Task details.
Copy out lines with the word "standalone" from the material that follows.

========================================================================

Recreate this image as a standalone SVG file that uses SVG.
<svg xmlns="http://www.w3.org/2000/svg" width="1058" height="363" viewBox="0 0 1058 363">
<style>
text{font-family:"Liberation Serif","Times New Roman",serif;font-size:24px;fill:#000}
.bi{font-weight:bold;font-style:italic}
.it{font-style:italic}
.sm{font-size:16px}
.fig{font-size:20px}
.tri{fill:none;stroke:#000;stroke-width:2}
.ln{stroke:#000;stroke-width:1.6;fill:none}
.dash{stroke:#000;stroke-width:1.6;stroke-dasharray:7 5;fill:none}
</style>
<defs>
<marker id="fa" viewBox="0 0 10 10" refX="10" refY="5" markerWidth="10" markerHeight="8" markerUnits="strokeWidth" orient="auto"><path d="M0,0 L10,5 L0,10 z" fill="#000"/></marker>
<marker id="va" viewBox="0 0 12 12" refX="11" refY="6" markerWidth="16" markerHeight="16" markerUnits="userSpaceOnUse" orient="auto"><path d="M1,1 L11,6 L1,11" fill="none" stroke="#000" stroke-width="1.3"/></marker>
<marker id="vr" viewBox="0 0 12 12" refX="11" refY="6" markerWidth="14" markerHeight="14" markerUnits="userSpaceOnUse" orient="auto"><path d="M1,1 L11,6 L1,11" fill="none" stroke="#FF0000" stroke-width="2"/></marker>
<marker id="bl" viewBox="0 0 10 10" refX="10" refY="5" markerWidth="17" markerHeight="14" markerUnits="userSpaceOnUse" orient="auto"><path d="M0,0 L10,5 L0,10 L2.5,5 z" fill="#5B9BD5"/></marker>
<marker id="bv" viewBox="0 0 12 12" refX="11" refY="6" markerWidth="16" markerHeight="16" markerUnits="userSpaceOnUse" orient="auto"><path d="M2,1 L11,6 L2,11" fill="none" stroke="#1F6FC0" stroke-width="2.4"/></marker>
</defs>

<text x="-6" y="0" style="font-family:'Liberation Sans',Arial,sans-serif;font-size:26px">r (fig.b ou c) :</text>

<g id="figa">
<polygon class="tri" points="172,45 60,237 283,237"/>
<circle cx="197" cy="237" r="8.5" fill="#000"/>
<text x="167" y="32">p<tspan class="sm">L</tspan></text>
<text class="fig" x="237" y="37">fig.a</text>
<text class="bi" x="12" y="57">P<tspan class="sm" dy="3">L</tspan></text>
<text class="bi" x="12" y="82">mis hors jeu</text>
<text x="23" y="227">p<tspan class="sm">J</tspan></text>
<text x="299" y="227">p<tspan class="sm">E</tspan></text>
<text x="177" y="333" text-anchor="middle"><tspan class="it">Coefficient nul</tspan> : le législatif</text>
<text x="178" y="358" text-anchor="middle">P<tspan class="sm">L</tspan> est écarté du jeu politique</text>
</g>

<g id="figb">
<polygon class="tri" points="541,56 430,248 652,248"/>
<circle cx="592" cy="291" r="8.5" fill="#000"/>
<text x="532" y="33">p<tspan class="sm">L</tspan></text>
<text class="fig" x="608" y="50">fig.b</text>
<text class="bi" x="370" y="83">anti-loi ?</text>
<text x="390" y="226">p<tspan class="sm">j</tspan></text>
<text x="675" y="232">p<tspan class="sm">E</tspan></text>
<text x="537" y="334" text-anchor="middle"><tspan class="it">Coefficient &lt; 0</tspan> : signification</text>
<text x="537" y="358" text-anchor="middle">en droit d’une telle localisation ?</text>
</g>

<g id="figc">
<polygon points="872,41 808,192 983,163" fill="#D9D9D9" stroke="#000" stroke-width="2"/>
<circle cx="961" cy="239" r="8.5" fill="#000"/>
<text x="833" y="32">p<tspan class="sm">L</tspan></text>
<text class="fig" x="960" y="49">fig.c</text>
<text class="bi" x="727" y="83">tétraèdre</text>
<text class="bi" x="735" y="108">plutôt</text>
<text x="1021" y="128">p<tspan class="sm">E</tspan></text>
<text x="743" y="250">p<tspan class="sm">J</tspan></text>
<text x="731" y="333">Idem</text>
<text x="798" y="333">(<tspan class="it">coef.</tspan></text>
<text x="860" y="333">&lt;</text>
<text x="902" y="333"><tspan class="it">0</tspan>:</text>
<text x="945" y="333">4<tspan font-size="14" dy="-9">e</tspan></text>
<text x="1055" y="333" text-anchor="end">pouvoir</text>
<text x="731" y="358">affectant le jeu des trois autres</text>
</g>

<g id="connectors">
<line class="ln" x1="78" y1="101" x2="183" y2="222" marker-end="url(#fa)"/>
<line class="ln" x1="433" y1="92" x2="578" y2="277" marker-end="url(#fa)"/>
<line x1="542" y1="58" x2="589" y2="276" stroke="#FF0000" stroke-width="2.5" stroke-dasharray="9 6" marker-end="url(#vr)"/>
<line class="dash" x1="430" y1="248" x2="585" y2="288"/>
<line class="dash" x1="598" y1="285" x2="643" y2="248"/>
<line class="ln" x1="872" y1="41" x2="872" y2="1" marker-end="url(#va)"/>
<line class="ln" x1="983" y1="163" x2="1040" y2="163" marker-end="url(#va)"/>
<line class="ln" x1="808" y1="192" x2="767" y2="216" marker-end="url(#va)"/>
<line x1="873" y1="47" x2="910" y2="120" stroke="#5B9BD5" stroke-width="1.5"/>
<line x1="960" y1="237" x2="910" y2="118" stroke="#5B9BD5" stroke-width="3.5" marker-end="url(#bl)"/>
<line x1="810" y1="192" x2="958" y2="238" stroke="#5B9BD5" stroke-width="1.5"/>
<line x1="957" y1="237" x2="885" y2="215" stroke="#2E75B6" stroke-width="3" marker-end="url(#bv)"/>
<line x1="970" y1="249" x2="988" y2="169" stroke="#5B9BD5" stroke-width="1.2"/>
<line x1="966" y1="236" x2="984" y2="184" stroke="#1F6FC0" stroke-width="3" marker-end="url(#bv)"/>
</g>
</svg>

========================================================================

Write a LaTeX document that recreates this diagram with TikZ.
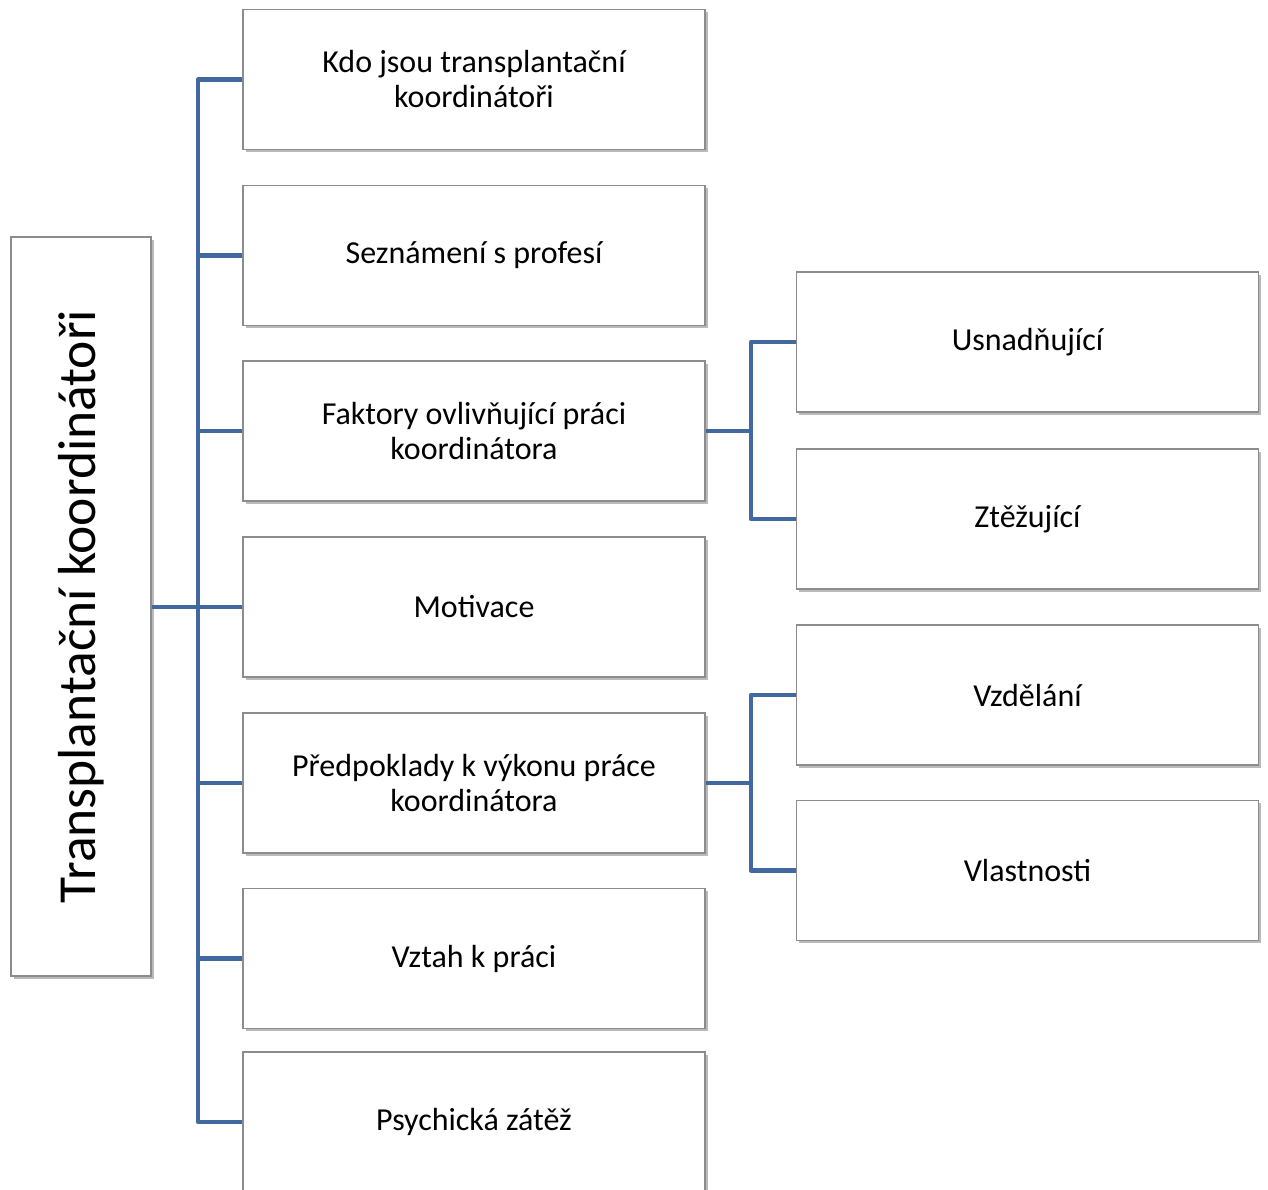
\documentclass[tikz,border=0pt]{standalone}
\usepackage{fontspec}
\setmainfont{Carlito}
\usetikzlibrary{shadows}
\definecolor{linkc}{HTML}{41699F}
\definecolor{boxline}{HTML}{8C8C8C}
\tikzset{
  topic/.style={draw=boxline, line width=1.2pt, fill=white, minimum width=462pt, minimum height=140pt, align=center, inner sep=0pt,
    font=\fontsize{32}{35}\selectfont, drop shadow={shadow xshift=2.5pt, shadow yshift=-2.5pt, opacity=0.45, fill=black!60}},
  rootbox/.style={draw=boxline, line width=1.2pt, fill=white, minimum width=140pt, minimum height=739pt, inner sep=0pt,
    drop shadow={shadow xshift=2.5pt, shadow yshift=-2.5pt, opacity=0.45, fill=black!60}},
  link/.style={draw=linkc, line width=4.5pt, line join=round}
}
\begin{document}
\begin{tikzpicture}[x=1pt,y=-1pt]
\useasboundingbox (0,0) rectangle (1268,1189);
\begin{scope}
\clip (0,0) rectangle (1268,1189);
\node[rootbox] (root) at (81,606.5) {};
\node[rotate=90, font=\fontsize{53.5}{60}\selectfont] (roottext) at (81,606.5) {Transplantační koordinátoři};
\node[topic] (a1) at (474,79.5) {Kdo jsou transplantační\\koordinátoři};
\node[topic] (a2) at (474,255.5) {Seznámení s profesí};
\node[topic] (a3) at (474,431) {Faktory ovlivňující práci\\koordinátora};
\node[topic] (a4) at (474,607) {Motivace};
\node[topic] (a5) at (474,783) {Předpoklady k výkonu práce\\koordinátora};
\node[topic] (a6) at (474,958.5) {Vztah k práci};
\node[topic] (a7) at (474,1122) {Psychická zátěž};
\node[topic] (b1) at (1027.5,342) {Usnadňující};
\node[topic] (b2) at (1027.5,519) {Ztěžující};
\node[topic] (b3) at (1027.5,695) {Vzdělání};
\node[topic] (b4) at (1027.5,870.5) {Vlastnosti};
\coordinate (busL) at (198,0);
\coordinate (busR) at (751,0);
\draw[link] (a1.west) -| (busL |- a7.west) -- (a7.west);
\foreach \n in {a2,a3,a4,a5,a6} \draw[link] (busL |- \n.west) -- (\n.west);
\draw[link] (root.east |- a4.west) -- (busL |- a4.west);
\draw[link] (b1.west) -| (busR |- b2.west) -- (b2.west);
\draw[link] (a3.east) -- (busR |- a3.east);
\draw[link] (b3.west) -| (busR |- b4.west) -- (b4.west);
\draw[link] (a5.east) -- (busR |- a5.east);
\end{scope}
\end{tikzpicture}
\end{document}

========================================================================

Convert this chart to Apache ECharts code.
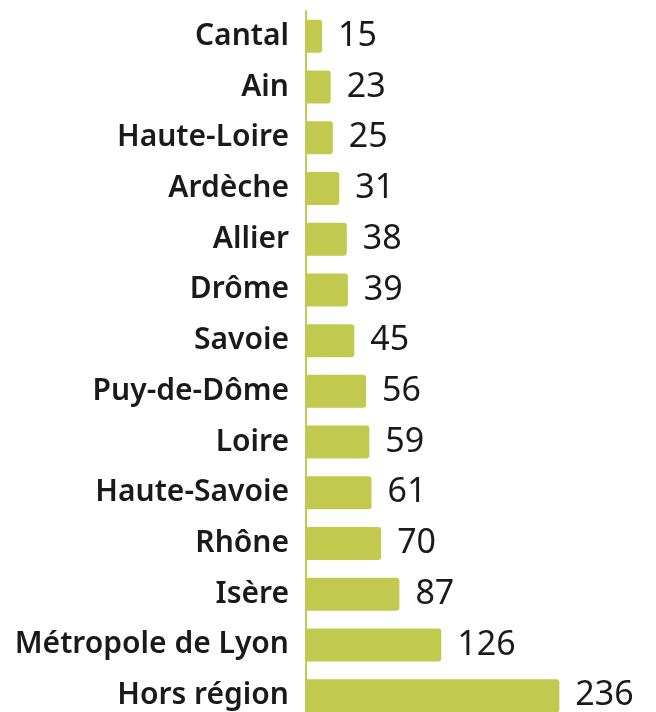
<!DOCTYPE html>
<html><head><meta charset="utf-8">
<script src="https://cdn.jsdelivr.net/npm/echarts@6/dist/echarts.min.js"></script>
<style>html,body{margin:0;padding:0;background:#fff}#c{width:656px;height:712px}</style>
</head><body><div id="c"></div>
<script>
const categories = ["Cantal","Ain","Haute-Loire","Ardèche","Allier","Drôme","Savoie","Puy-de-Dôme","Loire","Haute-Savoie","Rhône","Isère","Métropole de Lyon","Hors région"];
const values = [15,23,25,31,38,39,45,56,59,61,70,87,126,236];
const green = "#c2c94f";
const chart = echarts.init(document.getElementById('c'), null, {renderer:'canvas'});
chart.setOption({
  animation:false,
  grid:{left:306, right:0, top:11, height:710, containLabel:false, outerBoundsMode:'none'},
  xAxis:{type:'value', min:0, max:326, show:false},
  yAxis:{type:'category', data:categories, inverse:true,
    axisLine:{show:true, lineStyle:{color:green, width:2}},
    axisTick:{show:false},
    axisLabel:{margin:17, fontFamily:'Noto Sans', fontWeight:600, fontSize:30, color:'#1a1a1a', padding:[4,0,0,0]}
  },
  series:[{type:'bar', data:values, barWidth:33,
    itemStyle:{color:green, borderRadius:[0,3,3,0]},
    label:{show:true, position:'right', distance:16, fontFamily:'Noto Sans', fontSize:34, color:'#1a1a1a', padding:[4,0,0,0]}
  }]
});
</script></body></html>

========================================================================

Written response.
Recreate this image as a standalone SVG file that uses SVG.
\documentclass[tikz,border=0pt]{standalone}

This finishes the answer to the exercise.